Gordon in 2016 inside a retrospective of his work at the New York Public Library for the Performing Arts./Sam Hodgson for The New York Times.

By Radwan Farraj


   David Gordon, an award-winning director and choreographer who lived a vibrant career in theater, passed away on Jan. 29 in his Manhattan home. Gordon was 85. 

   Born on July 14, 1936, Gordon was the son of two Jewish immigrants from Eastern Europe, Samuel and Rose (Wunderlich) Gordon. The choreographer spent his childhood in the Lower East Side and Coney Island, graduating from Brooklyn College with a BFA in 1956. Originally an English major, Gordon switched to art and eventually secured the lead role of the Witch Boy in the college’s production of “Dark of the Moon.”

   In 1957, Gordon joined the dance company of choreographer James Waring, an influential figure of New York’s avant-garde during the 50s and 60s, where he met his future wife Valda Setterfield, an actress and dancer from England. Setterfield and Gordon married in 1961 and were together until Gordon’s passing.

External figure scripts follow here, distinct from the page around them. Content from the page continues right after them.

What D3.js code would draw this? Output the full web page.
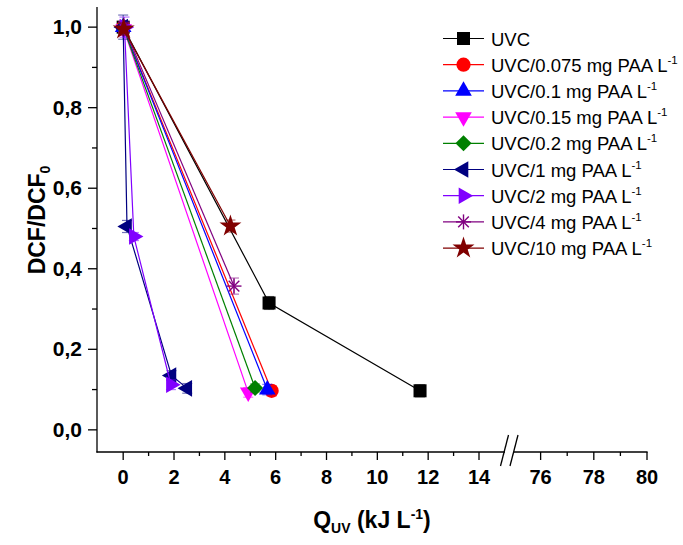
<!DOCTYPE html>
<html>
<head>
<meta charset="utf-8">
<script src="https://cdn.jsdelivr.net/npm/d3@7"></script>
<style>
  body { margin: 0; background: #fff; }
  svg { font-family: "Liberation Sans", Arial, sans-serif; }
</style>
</head>
<body>
<svg id="chart" width="683" height="545"></svg>
<script>
// series labels (legend), colours and marker kinds
var seriesNames = ["UVC", "UVC/0.075 mg PAA L", "UVC/0.1 mg PAA L", "UVC/0.15 mg PAA L",
  "UVC/0.2 mg PAA L", "UVC/1 mg PAA L", "UVC/2 mg PAA L", "UVC/4 mg PAA L", "UVC/10 mg PAA L"];
var seriesColors = ["#000000", "#ff0000", "#0000ff", "#ff00ff", "#008000", "#000080", "#8000ff", "#800080", "#800000"];
var seriesMarkers = ["square", "circle", "up", "down", "diamond", "left", "right", "asterisk", "star"];

// Q_UV (kJ/L), DCF/DCF0, error
var xUVC = [0, 5.74, 11.68],  yUVC = [1.0, 0.315, 0.097],  eUVC = [0.012, 0.016, 0.015];
var x0075 = [0, 5.84],         y0075 = [1.0, 0.097],        e0075 = [0.012, 0.013];
var x01 = [0, 5.67],           y01 = [1.0, 0.100],          e01 = [0.012, 0.013];
var x015 = [0.02, 4.92],       y015 = [0.995, 0.093],       e015 = [0.015, 0.012];
var x02 = [0, 5.19],           y02 = [1.0, 0.104],          e02 = [0.01, 0.01];
var x1 = [0, 0.15, 1.9, 2.52], y1 = [1.0, 0.505, 0.135, 0.103], e1 = [0.03, 0.015, 0.012, 0.012];
var x2 = [0.05, 0.42, 1.88],   y2 = [1.0, 0.48, 0.112],     e2 = [0.025, 0.01, 0.012];
var x4 = [0.03, 4.36],         y4 = [1.0, 0.357],           e4 = [0.012, 0.02];
var x10 = [0.02, 4.22],        y10 = [0.995, 0.506],        e10 = [0.015, 0.015];

var xs = [xUVC, x0075, x01, x015, x02, x1, x2, x4, x10];
var ys = [yUVC, y0075, y01, y015, y02, y1, y2, y4, y10];
var es = [eUVC, e0075, e01, e015, e02, e1, e2, e4, e10];

var xTicksMajor = [0, 2, 4, 6, 8, 10, 12, 14, 76, 78, 80];
var xTicksMinor = [1, 3, 5, 7, 9, 11, 13, 77, 79];
var yTicksMajor = [0, 0.2, 0.4, 0.6, 0.8, 1.0];
var yTicksMinor = [0.1, 0.3, 0.5, 0.7, 0.9];

var svg = d3.select("#chart");

// broken x axis: two linear pieces joined at the break
var x = d3.scaleLinear().domain([-1.03, 15.2, 74.83, 80]).range([97, 509.5, 509.5, 647]);
var y = d3.scaleLinear().domain([-0.055, 1.05]).range([452, 7]);

var fmt = function(v) { return d3.format(".1f")(v).replace(".", ","); };

// axes
var ax = svg.append("g").attr("stroke", "#000").attr("stroke-width", 1.3);
ax.append("line").attr("x1", 97).attr("x2", 97).attr("y1", y.range()[1]).attr("y2", 452.6);
ax.append("line").attr("x1", 96.4).attr("x2", 505).attr("y1", 452).attr("y2", 452);
ax.append("line").attr("x1", 514).attr("x2", 647.6).attr("y1", 452).attr("y2", 452);
// break marks
ax.append("line").attr("x1", 500.5).attr("y1", 466).attr("x2", 508.5).attr("y2", 435);
ax.append("line").attr("x1", 510).attr("y1", 466).attr("x2", 518).attr("y2", 435);

yTicksMajor.forEach(function(t) {
  ax.append("line").attr("x1", 88).attr("x2", 97).attr("y1", y(t)).attr("y2", y(t));
});
yTicksMinor.forEach(function(t) {
  ax.append("line").attr("x1", 92).attr("x2", 97).attr("y1", y(t)).attr("y2", y(t));
});
xTicksMajor.forEach(function(t) {
  ax.append("line").attr("x1", x(t)).attr("x2", x(t)).attr("y1", 452).attr("y2", 460);
});
xTicksMinor.forEach(function(t) {
  ax.append("line").attr("x1", x(t)).attr("x2", x(t)).attr("y1", 452).attr("y2", 456);
});

svg.append("g").selectAll("text").data(yTicksMajor).enter().append("text")
  .attr("x", 82).attr("y", function(d) { return y(d) + 7; })
  .attr("text-anchor", "end").attr("font-size", 21).attr("font-weight", "bold")
  .text(fmt);

svg.append("g").selectAll("text").data(xTicksMajor).enter().append("text")
  .attr("x", function(d) { return x(d); }).attr("y", 484)
  .attr("text-anchor", "middle").attr("font-size", 20).attr("font-weight", "bold")
  .text(function(d) { return d; });

// axis titles
var xt = svg.append("text").attr("x", 372).attr("y", 528).attr("text-anchor", "middle")
  .attr("font-size", 23).attr("font-weight", "bold");
xt.append("tspan").text("Q");
xt.append("tspan").attr("font-size", 14).attr("dy", 5).text("UV");
xt.append("tspan").attr("dy", -5).text(" (kJ L");
xt.append("tspan").attr("font-size", 14).attr("dy", -9).text("-1");
xt.append("tspan").attr("dy", 9).text(")");

var yt = svg.append("text").attr("transform", "translate(45,220) rotate(-90)")
  .attr("text-anchor", "middle").attr("font-size", 23).attr("font-weight", "bold");
yt.append("tspan").text("DCF/DCF");
yt.append("tspan").attr("font-size", 14).attr("dy", 5).text("0");

// marker drawing
function drawMarker(g, kind, color) {
  var sym;
  if (kind === "asterisk") {
    var r = 7.5;
    [0, 45, 90, 135].forEach(function(a) {
      var rad = a * Math.PI / 180;
      g.append("line")
        .attr("x1", -r * Math.cos(rad)).attr("y1", -r * Math.sin(rad))
        .attr("x2", r * Math.cos(rad)).attr("y2", r * Math.sin(rad))
        .attr("stroke", color).attr("stroke-width", 1.4);
    });
    return;
  }
  var rot = 0;
  if (kind === "square") sym = d3.symbol(d3.symbolSquare, 170);
  else if (kind === "circle") sym = d3.symbol(d3.symbolCircle, 160);
  else if (kind === "diamond") { sym = d3.symbol(d3.symbolSquare, 130); rot = 45; }
  else if (kind === "star") sym = d3.symbol(d3.symbolStar, 150);
  else {
    sym = d3.symbol(d3.symbolTriangle, 120);
    rot = { up: 0, down: 180, left: -90, right: 90 }[kind];
  }
  g.append("path").attr("d", sym()).attr("transform", "rotate(" + rot + ")").attr("fill", color);
}

// series
var plot = svg.append("g");
seriesNames.forEach(function(name, i) {
  var pts = xs[i].map(function(v, j) { return { x: v, y: ys[i][j], e: es[i][j] }; });
  var col = seriesColors[i];
  var g = plot.append("g");
  g.append("path").datum(pts)
    .attr("d", d3.line().x(function(d) { return x(d.x); }).y(function(d) { return y(d.y); }))
    .attr("fill", "none").attr("stroke", col).attr("stroke-width", 1.2);
  pts.forEach(function(p) {
    var eb = g.append("g").attr("stroke", col).attr("stroke-opacity", 0.55).attr("stroke-width", 1.2);
    eb.append("line").attr("x1", x(p.x)).attr("x2", x(p.x)).attr("y1", y(p.y - p.e)).attr("y2", y(p.y + p.e));
    [p.y - p.e, p.y + p.e].forEach(function(v) {
      eb.append("line").attr("x1", x(p.x) - 5).attr("x2", x(p.x) + 5).attr("y1", y(v)).attr("y2", y(v));
    });
    drawMarker(g.append("g").attr("transform", "translate(" + x(p.x) + "," + y(p.y) + ")"), seriesMarkers[i], col);
  });
});

// legend
var leg = svg.append("g");
seriesNames.forEach(function(name, i) {
  var ly = 38.5 + i * 26.2;
  var row = leg.append("g").attr("transform", "translate(0," + ly + ")");
  row.append("line").attr("x1", 443).attr("x2", 484).attr("y1", 0).attr("y2", 0)
    .attr("stroke", seriesColors[i]).attr("stroke-width", 1.2);
  drawMarker(row.append("g").attr("transform", "translate(463.5,0)"), seriesMarkers[i], seriesColors[i]);
  var t = row.append("text").attr("x", 491).attr("y", 7).attr("font-size", 18.5);
  t.append("tspan").text(name);
  if (i > 0) t.append("tspan").attr("font-size", 11.5).attr("dy", -8).text("-1");
});
</script>
</body>
</html>
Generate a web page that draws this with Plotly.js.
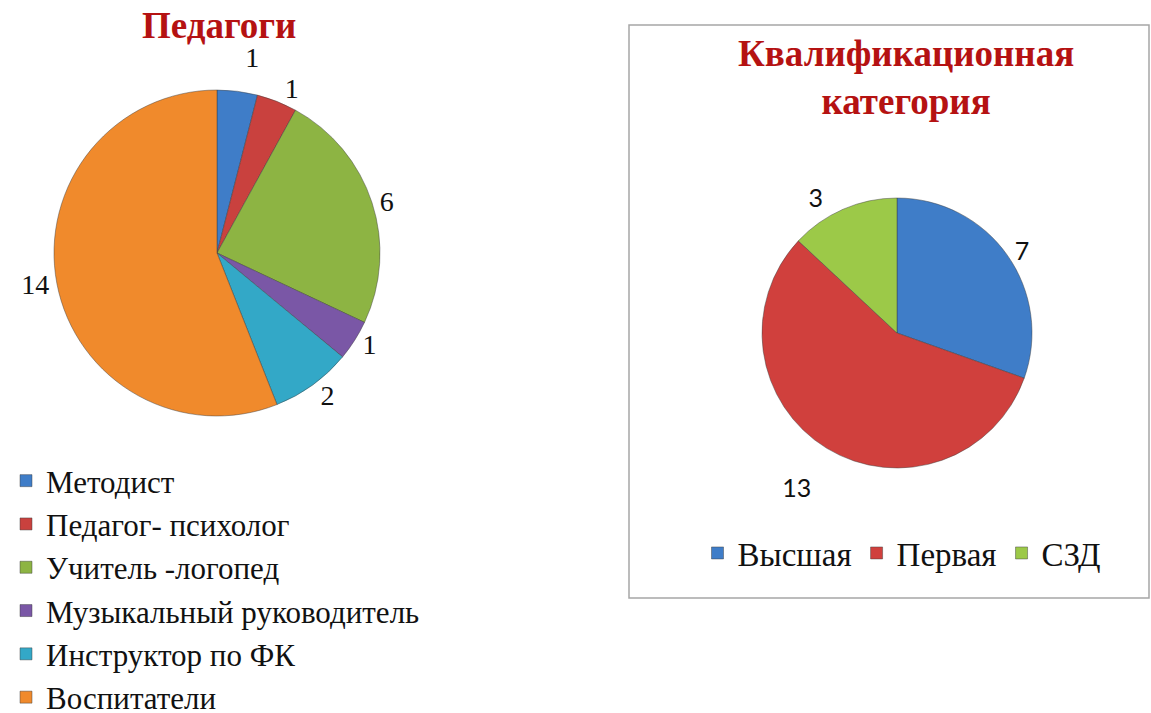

Gordon would perform solo or as a duet with Setterfield in performances he choreographed.

   After facing extreme criticism in 1966 for his solo performance of “Walks and Digressions,” Gordon stopped choreographing dances altogether for nearly five years. In 1971, Gordon would pick up where he left off, making performances and touring with a crew of fellow performers throughout the 1970s and 1980s as members of his Pick Up Performance Company. 

   Following the debut of Gordon’s “Framework” and his involvement in “The Photographer” (1983), he was awarded his first New York Dance and Performance (Bessie) Award. “Framework” was praised for its potential to link the past and future of dance, and its use of dialogue and dance to create a powerful performance. 

    Gordon went on to receive in 1991 his second Bessie and first Off-Broadway Theater (Obie) Award for “The Mysteries and What’s So Funny?” (1991). Later, he earned another Obie Award for “The Family Business” (1994), in which he collaborated with his son and playwright Ain Gordon.  Gordon received his fourth Bessie Award in 2001 for his “FAMILY$DEATH@ART.COMedy,” and directed and choreographed his own adaptations of several classic works throughout the 2000s.

  He is survived by his wife, whom he celebrated with his 61st wedding anniversary the night before he passed, his son, sister Lois Gordon, and two granddaughters.